For the previous skill levels, your guessing order was determined at the begining and didn't change as you kept guessing. This time, we want to adaptively filter out words that don't match the parts of the word that we have guessed correctly so far.

Example: If your dictionary has ["bee", "see", "sea", "tea"], and your secret word is see, guessing 'e' will narrow it down to bee and see since sea and tea do not match the secret word's last character.

Test your understanding using:

python3 ok -q 06 -u

Use OK to test your code:

python3 ok -q 06

The doctests for this question simply run the unlock tests, which imply you are on the right track, but might not be fully correct. Use computerTest.py to test your code more robustly.

You should use python -i computerTest.py to run the file. Add the player with skill_level = 2 and store the results in g2. You should pass all three statements after q6.

Use OK to test your code:

python3 ok -q computer_plays

Once you have completed all questions, you can run all the OK tests at once using the command below.

python3 ok

Congratulations on finishing the project! See the Project Submission tab for submission instructions.

Extra Practice

If enjoyed this project and want to take it a step further, play around with the following extensions. These extra features are only for practice and will not be graded.

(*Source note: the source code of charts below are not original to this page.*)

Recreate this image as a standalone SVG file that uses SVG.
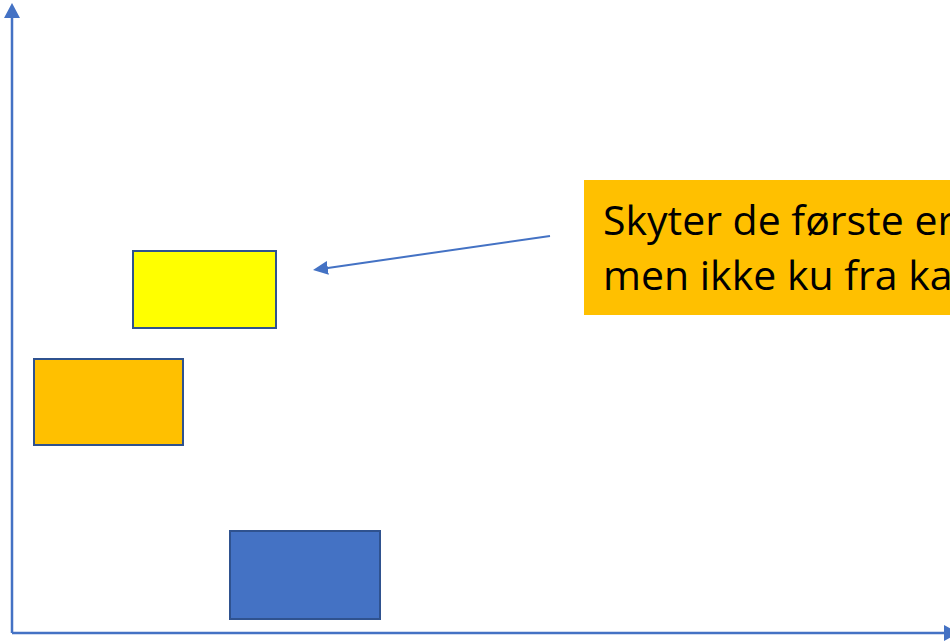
<svg xmlns="http://www.w3.org/2000/svg" width="950" height="642" viewBox="0 0 950 642">
<style>
.box{stroke:#2F528F;stroke-width:2}
.axis{stroke:#4472C4;stroke-width:2.5;fill:none}
.conn{stroke:#4472C4;stroke-width:2;fill:none}
.lbl{font-family:"Open Sans","Noto Sans",sans-serif;font-size:41px;fill:#000}
</style>
<defs>
<marker id="axhead" markerUnits="userSpaceOnUse" viewBox="0 0 15 16" markerWidth="15" markerHeight="16" refX="7" refY="8" orient="auto">
<path d="M0,0 L15,8 L0,16 z" fill="#4472C4"/>
</marker>
<marker id="arhead" markerUnits="userSpaceOnUse" viewBox="0 0 15 14" markerWidth="15" markerHeight="14" refX="7" refY="7" orient="auto">
<path d="M0,0 L15,7 L0,14 z" fill="#4472C4"/>
</marker>
</defs>
<rect width="950" height="642" fill="#fff"/>
<g id="connectors">
<line class="axis" x1="12" y1="633" x2="12" y2="11" marker-end="url(#axhead)"/>
<line class="axis" x1="12" y1="633" x2="951" y2="633" marker-end="url(#axhead)"/>
<line class="conn" x1="550" y1="236" x2="320.9" y2="268.9" marker-end="url(#arhead)"/>
</g>
<g id="yellow"><rect class="box" x="133" y="251" width="143" height="77" fill="#FFFF00"/></g>
<g id="orange"><rect class="box" x="34" y="359" width="149" height="86" fill="#FFC000"/></g>
<g id="blue"><rect class="box" x="230" y="531" width="150" height="88" fill="#4472C4"/></g>
<g id="callout">
<rect x="584" y="180" width="380" height="135" fill="#FFC000"/>
<text class="lbl" x="603" y="235">Skyter de første er</text>
<text class="lbl" x="603" y="290">men ikke ku fra ka</text>
</g>
</svg>
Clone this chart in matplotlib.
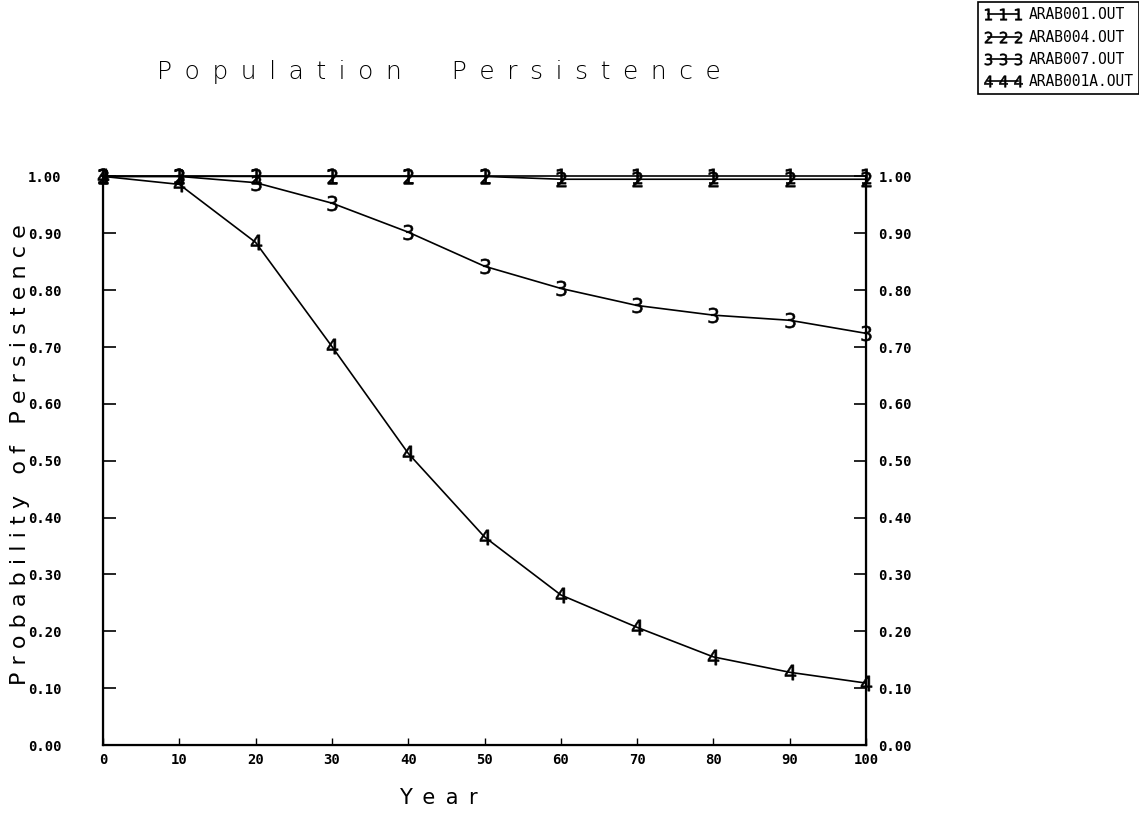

  • Implement a multiplayer version of computer player.
  • Instead of character frequencies for all unused characters in the possible words, look at character frequencies for the specific unguessed slots. Build a frequency per slot and use that in making the guess.
  • While it might seem wise to make the most likely guess, a rather different choice is the guess that will put you on the shortest path (fewest misses) to a unique determination. Once you know the word you should not miss at all. This approach introduces a bit of a search tree.
  • Come up with better ways of guessing, such as looking at character combinations. Show how much better these perform than simply filtering on length and match.